One more point to make is that I hardly ever post raw images. Almost every photo can benefit from a little processing with Unsharp Mask and Curves (I use GIMP, which is free–see details on what I do to each photo in this post). Here are the best dielectric photos of the moon and the songbird, with the unprocessed photo on the left and the lightly processed version on the right (this time I did rotate the moon and flip it to its correct side).

So, what did I learn from all of this? The SkyWatcher 90 Backpacker is a decent little scope. I couldn’t see any optical problems, and I was impressed to see details on Mars at 100x with the included 12.mm Plossl and the Astro-Tech diagonal. Views of birds are as good as those I used to get with my Orion Apex 90. But the supplied diagonal is not good, and really limits the views the telescope is capable of providing. If you get one, replacing the diagonal with even an inexpensive mirror diagonal should be a top priority. Let me put in a plug here for the Astro-Tech dielectric diagonal. It consistently throws up a great image–it’s the diagonal I used when taking the Apex 127 to 514x for that double star split–but at $69.95 for the 1.25″ version it is no more expensive than some ‘entry-level’ mirror diagonals.
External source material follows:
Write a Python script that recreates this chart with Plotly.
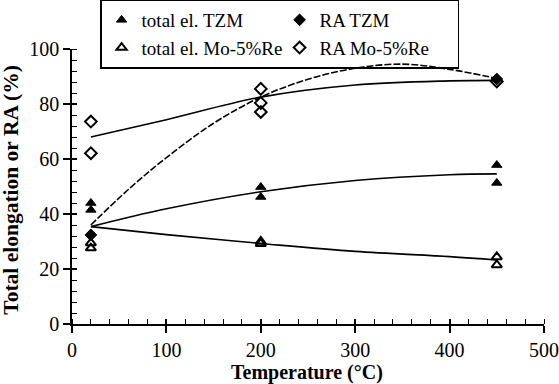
import plotly.graph_objects as go

# Measured data
temp_tzm_el = [20, 20, 200, 200, 450, 450]
el_tzm = [44, 41.5, 49.8, 46.2, 57.8, 51.3]
temp_more_el = [20, 20, 200, 200, 450, 450]
el_more = [29.5, 27.6, 30, 29.2, 24.4, 21.5]
temp_ra_tzm = [20, 450]
ra_tzm = [32.4, 89.1]
temp_ra_more = [20, 20, 200, 200, 200, 450]
ra_more = [73.6, 62.1, 85.5, 80.4, 77.1, 88.2]

# Trend curves
trend_x = [20, 100, 200, 300, 400, 450]
trend_el_tzm = [35.4, 41.9, 48.1, 52.2, 54.3, 54.6]
trend_el_more = [35.4, 32.5, 29.3, 26.4, 24.5, 23.3]
trend_ra_more = [68.0, 74.3, 82.5, 86.9, 88.4, 88.6]
trend_ra_tzm_x = [20, 60, 100, 150, 200, 250, 300, 350, 400, 450]
trend_ra_tzm = [36, 49, 60.5, 73, 82.5, 89, 93, 94.5, 92.6, 89.3]

x_ticks = [0, 100, 200, 300, 400, 500]
y_ticks = [0, 20, 40, 60, 80, 100]
x_title = "Temperature (°C)"
y_title = "Total elongation or RA (%)"

FONT = "Liberation Serif"
fig = go.Figure()

line = dict(color="black", width=1.6)
fig.add_trace(go.Scatter(x=trend_x, y=trend_el_tzm, mode="lines", line=dict(**line, shape="spline"), showlegend=False))
fig.add_trace(go.Scatter(x=trend_x, y=trend_el_more, mode="lines", line=dict(**line, shape="spline"), showlegend=False))
fig.add_trace(go.Scatter(x=trend_x, y=trend_ra_more, mode="lines", line=dict(**line, shape="spline"), showlegend=False))
fig.add_trace(go.Scatter(x=trend_ra_tzm_x, y=trend_ra_tzm, mode="lines",
                         line=dict(color="black", width=1.6, shape="spline", dash="7px,2px"), showlegend=False))

fig.add_trace(go.Scatter(x=temp_tzm_el, y=el_tzm, mode="markers", name="total el. TZM",
                         marker=dict(symbol="triangle-up", size=9, color="black", line=dict(color="black", width=1))))
fig.add_trace(go.Scatter(x=temp_ra_tzm, y=ra_tzm, mode="markers", name="RA TZM",
                         marker=dict(symbol="diamond", size=9, color="black", line=dict(color="black", width=1))))
fig.add_trace(go.Scatter(x=temp_more_el, y=el_more, mode="markers", name="total el. Mo-5%Re",
                         marker=dict(symbol="triangle-up-open", size=9, color="black", line=dict(color="black", width=2))))
fig.add_trace(go.Scatter(x=temp_ra_more, y=ra_more, mode="markers", name="RA Mo-5%Re",
                         marker=dict(symbol="diamond-open", size=9, color="black", line=dict(color="black", width=2))))

axis_common = dict(showgrid=False, zeroline=False, showline=True, linecolor="black", linewidth=1.5,
                   ticks="outside", ticklen=7, tickwidth=1.5, tickcolor="black",
                   tickfont=dict(family=FONT, size=20, color="black"))

fig.update_layout(
    width=559, height=384,
    margin=dict(l=72, r=15, t=49, b=60, autoexpand=False),
    paper_bgcolor="white", plot_bgcolor="white",
    font=dict(family=FONT, color="black"),
    xaxis=dict(range=[0, 500], tickvals=x_ticks, **axis_common,
               minor=dict(dtick=20, ticks="inside", ticklen=5, tickwidth=1.2, tickcolor="black")),
    yaxis=dict(range=[0, 100], tickvals=y_ticks, **axis_common,
               minor=dict(dtick=4, ticks="inside", ticklen=5, tickwidth=1.2, tickcolor="black")),
    xaxis2=dict(overlaying="x", range=[0, 500], tickvals=x_ticks, ticks="inside", ticklen=5, tickwidth=1.5,
                tickcolor="black", showticklabels=False, showgrid=False, zeroline=False, showline=False,
                anchor="y"),
    yaxis2=dict(overlaying="y", range=[0, 100], tickvals=y_ticks, ticks="inside", ticklen=5, tickwidth=1.5,
                tickcolor="black", showticklabels=False, showgrid=False, zeroline=False, showline=False,
                anchor="x"),
    legend=dict(orientation="h", x=0.0595, y=1.18, xanchor="left", yanchor="top",
                bordercolor="black", borderwidth=1.5, bgcolor="rgba(255,255,255,0)",
                entrywidth=133, entrywidthmode="pixels", traceorder="normal",
                font=dict(family=FONT, size=19), itemwidth=30, tracegroupgap=0),
    annotations=[
        dict(text="<b>" + x_title + "</b>", xref="paper", yref="paper", x=0.498, y=-0.175,
             xanchor="center", yanchor="middle", showarrow=False, font=dict(family=FONT, size=20)),
        dict(text="<b>" + y_title + "</b>", xref="paper", yref="paper", x=-0.13, y=0.487,
             xanchor="center", yanchor="middle", textangle=-90, showarrow=False,
             font=dict(family=FONT, size=21.5)),
    ],
)
fig.add_trace(go.Scatter(x=[None], y=[None], xaxis="x2", yaxis="y2", showlegend=False))

fig.write_html("out.html")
The supplied prism diagonal does have one potential use: if you have an old binocular laying around, you can disassemble it and use one of the objective lenses to make a proper finderscope, and if you include the diagonal it could even be a RACI. Mounting a bigger homemade finder to the scope will take some ingenuity, but I figure anyone who likes to tinker enough to build a finder in the first place can be trusted to come up with a mount as well.

So I now feel confident enough to recommend the scope, at least, although the mount is still a question mark and the diagonal and finder are troublesome (as expected). I don’t know how the scope performs compared to the Celestron C90, which is also on sale, because I haven’t had the chance to test them side-by-side. But with a little luck I may get that chance soon.